By Andrew Shortall
2:30 PM PST, November 7, 2012
A longtime activist for the rights of disabled people has sued Fred's Mexican Café and the Pierside Pavilion complex in Huntington Beach for alleged failures to comply with state and federal disability laws and with the state's civil rights law and health and safety code.
Costa Mesa resident Christie Rudder filed the lawsuit July 2 accusing Fred's and Pierside Pavilion of failing "in their obligation to provide disabled persons … with full and equal access to their goods and services." The complaints come from a series of visits Rudder, who uses a wheelchair for mobility purposes, paid the establishment at 300 Pacific Coast Hwy. between Nov. 13, 2010, and the winter and spring of 2011 while it was under renovation.
Patricia Barbosa, one of Rudder's attorneys, said both defendants have responded to the lawsuit and are working toward a resolution. Rudder has filed a number of similar lawsuits against establishments like Balboa Island and the CBS game show "Let's Make a Deal," Barbosa said.

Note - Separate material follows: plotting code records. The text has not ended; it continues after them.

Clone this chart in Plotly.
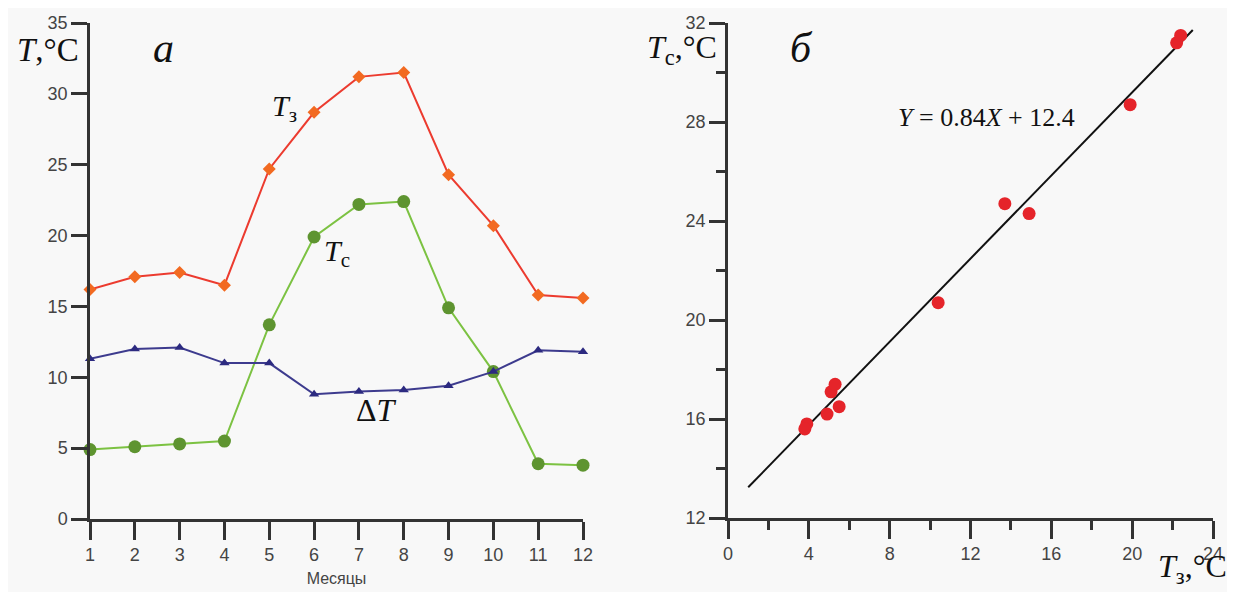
import plotly.graph_objects as go

months = [1, 2, 3, 4, 5, 6, 7, 8, 9, 10, 11, 12]
t_z = [16.2, 17.1, 17.4, 16.5, 24.7, 28.7, 31.2, 31.5, 24.3, 20.7, 15.8, 15.6]
t_c = [4.9, 5.1, 5.3, 5.5, 13.7, 19.9, 22.2, 22.4, 14.9, 10.4, 3.9, 3.8]
d_t = [11.3, 12.0, 12.1, 11.0, 11.0, 8.8, 9.0, 9.1, 9.4, 10.4, 11.9, 11.8]

fit_slope = 0.84
fit_intercept = 12.4
fit_x = [1.0, 23.0]
fit_y = [fit_slope * x + fit_intercept for x in fit_x]

OX, OY = 8, 8  # page body offset
W, H = 1235 - OX, 592 - OY

def px(x):
    return (x - OX) / W

def py(y):
    return 1 - (y - OY) / H

fig = go.Figure()

# left panel
fig.add_trace(go.Scatter(x=months, y=t_z, mode="lines+markers", xaxis="x", yaxis="y",
                         line=dict(color="#ec3b2f", width=2),
                         marker=dict(symbol="diamond", size=10, color="#f26a21"),
                         cliponaxis=False, showlegend=False))
fig.add_trace(go.Scatter(x=months, y=t_c, mode="lines+markers", xaxis="x", yaxis="y",
                         line=dict(color="#7cc242", width=2),
                         marker=dict(symbol="circle", size=13, color="#5e9430"),
                         cliponaxis=False, showlegend=False))
fig.add_trace(go.Scatter(x=months, y=d_t, mode="lines+markers", xaxis="x", yaxis="y",
                         line=dict(color="#3d3b8e", width=2),
                         marker=dict(symbol="triangle-up", size=9, color="#2c2a80"),
                         cliponaxis=False, showlegend=False))

# right panel
fig.add_trace(go.Scatter(x=fit_x, y=fit_y, mode="lines", xaxis="x2", yaxis="y2",
                         line=dict(color="#111111", width=2), showlegend=False))
fig.add_trace(go.Scatter(x=t_c, y=t_z, mode="markers", xaxis="x2", yaxis="y2",
                         marker=dict(symbol="circle", size=13, color="#e5242a"),
                         cliponaxis=False, showlegend=False))

axcol = "#333333"
tickfont = dict(family="Liberation Sans, Arial, sans-serif", size=18, color="#444444")

fig.update_layout(
    width=W, height=H,
    margin=dict(l=0, r=0, t=0, b=0),
    template="none",
    paper_bgcolor="#f8f8f8",
    plot_bgcolor="rgba(0,0,0,0)",
    xaxis=dict(domain=[px(90), px(583)], range=[1, 12], dtick=1, tick0=1,
               showgrid=False, zeroline=False, showline=True, linecolor=axcol, linewidth=2.5,
               ticks="outside", ticklen=18, tickwidth=2.5, tickcolor=axcol,
               tickfont=tickfont, automargin=False, anchor="y",
               title=dict(text="Месяцы", font=dict(family="Liberation Sans, Arial, sans-serif", size=16, color="#444444"), standoff=9)),
    yaxis=dict(domain=[py(519), py(23)], range=[0, 35], dtick=5,
               showgrid=False, zeroline=False, showline=True, linecolor=axcol, linewidth=2.5,
               ticks="outside", ticklen=16, tickwidth=2.5, tickcolor=axcol,
               tickfont=tickfont, automargin=False, anchor="x"),
    xaxis2=dict(domain=[px(728), px(1213)], range=[0, 24], dtick=4,
                showgrid=False, zeroline=False, showline=True, linecolor=axcol, linewidth=2.5,
                ticks="outside", ticklen=18, tickwidth=2.5, tickcolor=axcol,
                minor=dict(dtick=2, ticks="outside", ticklen=9, tickwidth=2.5, tickcolor=axcol, showgrid=False),
                tickfont=tickfont, automargin=False, anchor="y2"),
    yaxis2=dict(domain=[py(518), py(23)], range=[12, 32], dtick=4,
                showgrid=False, zeroline=False, showline=True, linecolor=axcol, linewidth=2.5,
                ticks="outside", ticklen=16, tickwidth=2.5, tickcolor=axcol,
                minor=dict(dtick=2, ticks="outside", ticklen=9, tickwidth=2.5, tickcolor=axcol, showgrid=False),
                tickfont=tickfont, automargin=False, anchor="x2"),
)

serif = "Liberation Serif, Times New Roman, serif"
anns = [
    dict(text="<i>T</i>,°C", xref="paper", yref="paper", x=px(48), y=py(50), size=33),
    dict(text="<i>а</i>", xref="paper", yref="paper", x=px(163), y=py(48), size=42),
    dict(text="<i>б</i>", xref="paper", yref="paper", x=px(801), y=py(48), size=42),
    dict(text="<i>T</i><sub>c</sub>,°C", xref="paper", yref="paper", x=px(682), y=py(50), size=32),
    dict(text="<i>T</i><sub>з</sub>,°C", xref="paper", yref="paper", x=px(1192), y=py(568), size=32),
    dict(text="<i>T</i><sub>з</sub>", xref="x", yref="y", x=5.35, y=29.0, size=30),
    dict(text="<i>T</i><sub>c</sub>", xref="x", yref="y", x=6.5, y=18.8, size=30),
    dict(text="Δ<i>T</i>", xref="x", yref="y", x=7.4, y=7.7, size=32),
    dict(text="<i>Y</i> = 0.84<i>X</i> + 12.4", xref="x2", yref="y2", x=12.8, y=28.2, size=26),
]
for a in anns:
    fig.add_annotation(text=a["text"], xref=a["xref"], yref=a["yref"], x=a["x"], y=a["y"],
                       showarrow=False, xanchor="center", yanchor="middle",
                       font=dict(family=serif, size=a["size"], color="#111111"))

fig.write_html("out.html")
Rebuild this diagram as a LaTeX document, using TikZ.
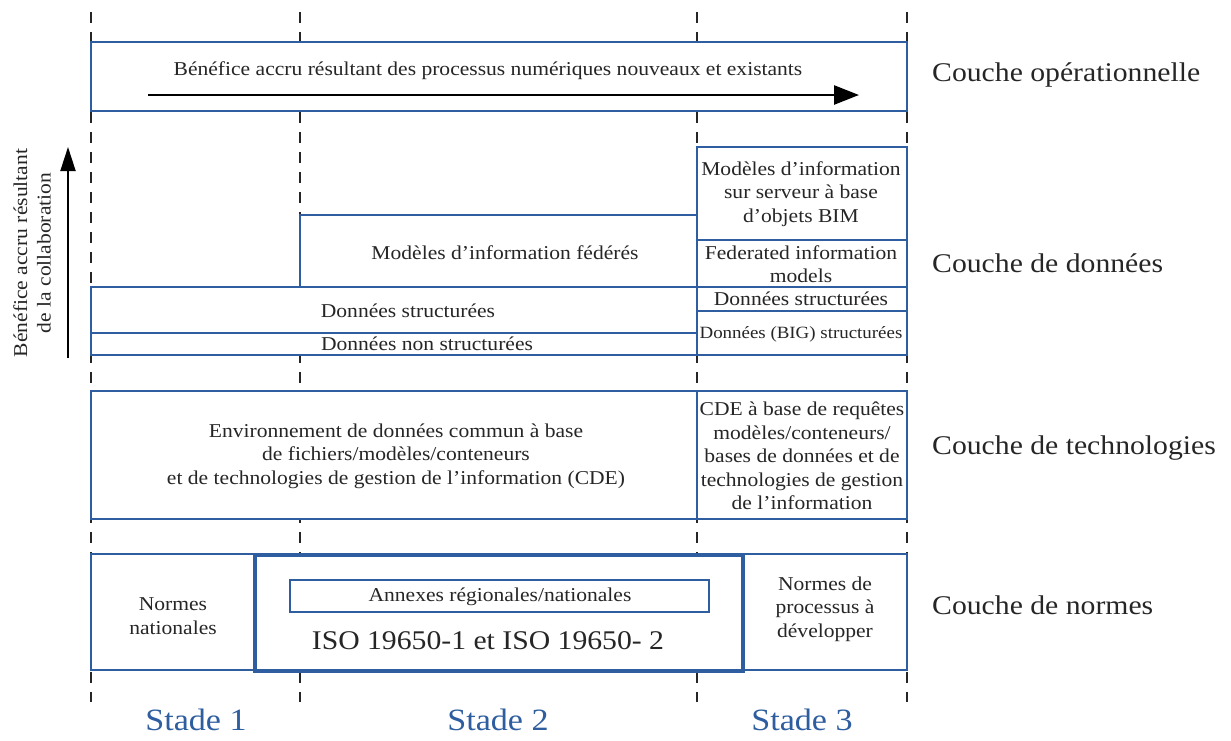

"We are moving forward to determine the barriers and make a demand for the barriers to be fixed," said Barbosa, a civil rights attorney with 20 years of experience. "This is a lawsuit regarding an inability to access the restaurant, for failing to remove barriers and for policies that are in place regarding where people in wheelchairs are placed to sit."
Rudder came to Fred's several times because she enjoys the food and views and would have visited more but "has been deterred from doing so due to the ongoing access issues and discriminatory policies she has experienced," according to the lawsuit.
Rudder claims Fred's was unable to readily accommodate her and three of her friends when she first dined there, as her party was seated at a makeshift "segregated" area on the patio because many of the tables inside were high-pedestal style tables. The lawsuit also states there wasn't enough space for her to navigate through the restaurant to the restroom without having to ask other customers to move aside.
The lawsuit also claims Pierside Pavilion isn't fully and equally accessible to wheelchair users and its parking structure doesn't offer sufficient handicap parking or a handicap entrance.
"Every case has the potential to go to court, but at this stage the defendants are working with us to come to a resolution," Barbosa said. "We want to make sure Fred's is more available and open to everyone, we don't want to do anything that would damage Fred's, but at the same time we want to make sure these things are fixed."